For many, New York City is the metropolis of their dreams and it’s hard to imagine a skyline or surroundings more iconic. Now a new exhibition in Queens Museum is presenting a vision of the city that could have been.
Never Built New York is a collection of 150 years of visionary architecture and urban design that never became a reality. These are the designs that could have shaped the city that never sleeps, but instead never made it off the drawing board.
For many of the proposals, this is the first time they’ll be seen by the public and they include ideas from superstar architects like Zaha Hadid, Sanford White, Frank Gehry and Moshe Safdie. While some will lament the failure to realise some of the more ambitious projects, the exhibition also illustrates how many of the designs were adapted or went on to influence other buildings.

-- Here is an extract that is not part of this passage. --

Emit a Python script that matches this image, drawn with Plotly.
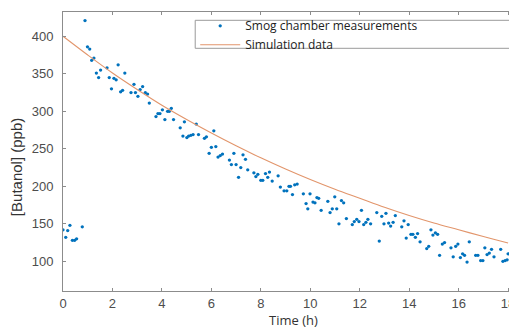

“The exhibition will take visitors beyond the limitations of reality, into an alternate history of New York”, co-curator Sam Lubell said in a statement. “The show is designed as a dense urban dreamscape, revealing in all directions pure urban inventions that would have changed the city beyond recognition; both for better and for worse.”
Visitors to the exhibition can explore models of the unrealised buildings in a Manhattan-shaped gallery. On the museum’s architectural model of New York, the visionary projects will also pop up to scale, showing how the New York skyline could have been completely changed. There will also be an emphasis on projects that were intended for the local area, including an unbuilt version of the Queen Museum itself.
As well as a creative reimagining of the Big Apple, the exhibition also hopes to create a dialogue about the challenges facing architects throughout history and how they approach tackling social issues that are unavoidably linked to the environment we build around us.
Never Built New York runs in the Queens Museum until 18 February 2018. If you’re not able to visit in person, an accompanying book of the same name is published by Metropolis Books.